Anders sieht es der Südschleswigsche Wählerverband. Die Landtagsabgeordnete Sybilla Nitsch betont gegenüber dem „Nordschleswiger“, dass eine Verlängerung über Tingleff hinaus wichtig sei. „Es gibt einen Parlamentsbeschluss zur Prüfung einer Verlängerung bis nach Kolding oder Fredericia“, sagt sie. Diese sei Grundlage dafür, ob man weiter politisch aktiv werden müsse. Dem SSW sei das Thema sehr wichtig, denn die bestehenden Bahnverbindungen im Grenzland seien schlecht, so Nitsch. 

Da es sich bei der Verlängerung der Linie um das dänische Bahnnetz handelt, muss die Initiative allerdings von Dänemark ausgehen. Aus dem zuständigen Wirtschaftsministerium in Kiel gibt es zum Stand der Prüfung auf Nachfrage keine konkrete Antwort. „Der Ball liegt bei uns, und wir werden aktiv werden und das Thema offensiv auf dänischer Seite ansprechen“, so ein Ministeriumssprecher auf Nachfrage.

Künftiger Betreiber soll dänischen Kostenanteil tragen

Knackpunkt ist die Finanzierung: Der besagte dänische Anteil an den Kosten für den grenzüberschreitenden deutschen Zugverkehr nach Tingleff wird mit 59 Prozent der zusätzlichen Kosten für den Ausbau des deutschen Regionalbahnsystems berechnet. Basis für die Berechnung ist die Anzahl an Kilometern auf dem dänischen und deutschen Abschnitt der Strecke zwischen Tingleff und Flensburg.

In der Praxis wird davon ausgegangen, dass der dänische Anteil an den Kosten stets von dem Betreiber gezahlt wird, mit dem der dänische Staat einen Vertrag über den Zugverkehr auf der Strecke Tingleff-Pattburg abgeschlossen hat. Derzeit wird die Strecke von den DSB betrieben.
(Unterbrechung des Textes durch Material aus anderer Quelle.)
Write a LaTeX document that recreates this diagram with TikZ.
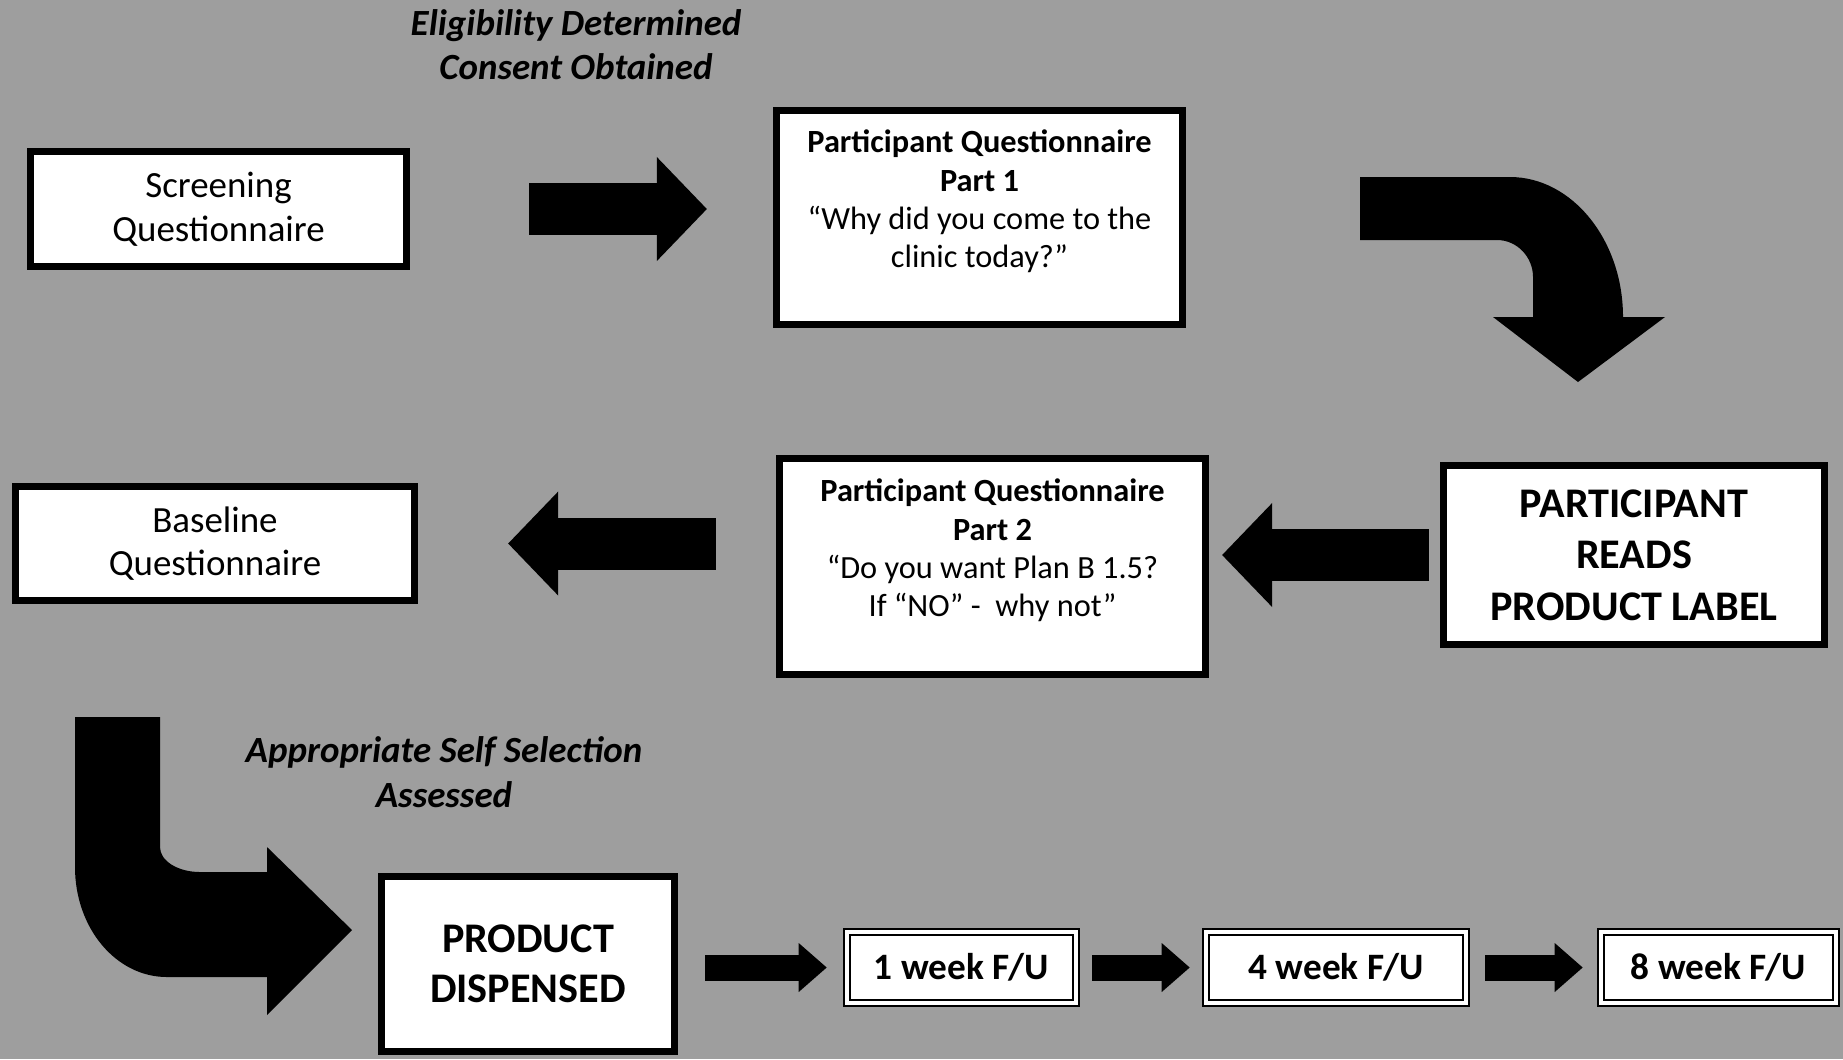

Hohe Kosten, kaum Verbesserungen

41 Prozent der Kosten für Beschaffung und Umrüstung entfallen demnach auf deutsche Steuerzahlerinnen und Steuerzahler. Das entspricht zirka 188 Millionen Kronen (25,2 Millionen Euro). Eine Verlängerung des RE7 bis nach Kolding oder Fredericia würde zwar die Anbindung für Reisende verbessern, aber auch einen deutlichen Kostenanstieg bedeuten, da weiteres Zugmaterial nötig werden würde.

Schon jetzt ist klar, dass ein RE7 im Zweistundentakt nach Tingleff keine Verbesserung für Reisende aus Flensburg, immerhin drittgrößte Stadt in Schleswig-Holstein und größte Stadt im Grenzgebiet, sein wird. Das monierte in der Vergangenheit auch der SSW als „Notlösung“ ohne Mehrwert.

Nicht weiter verfolgt wurden etwa vorgeschlagene Alternativlösungen wie stündliche Elektrotriebwagen mit Batterie auf der Linie Tingleff-Pattburg-Flensburg-Kiel, Zweisystemzüge auf der Linie Hamburg-Neumünster-Flensburg oder ein Konzept mit Zugteilung in Tingleff, welches sowohl die Verbindung nach Sonderburg (Sønderborg) als auch nach Flensburg hätte stärken können.

Dänemark entschied sich gegen Zweisystemzüge

Fest steht allerdings auch, dass Dänemark mit der Elektrisierung und Modernisierung seiner Zugflotte zwar einen Schritt in die Zukunft macht, sich mit Einsystemzügen aber bewusst gegen einen grenzüberschreitenden Bahnverkehr entschieden hat und das, obwohl eine Ausrüstung der IC5-Züge für beide Stromnetze nach Informationen unserer Redaktion durchaus möglich gewesen wäre.

Deutsch-dänische Verkehrskommission tagt im Juni

Am 8. Mai beschäftigt sich der Wirtschafts- und Digitalisierungsausschuss des Kieler Landtags erneut mit dem Thema grenzüberschreitender Verkehr. Im Juni findet dann die nächste Tagung der deutsch-dänischen Verkehrskommission in Flensburg statt. Auch hier ist davon auszugehen, dass der künftige Bahnverkehr im Grenzland ein zentrales Thema sein wird.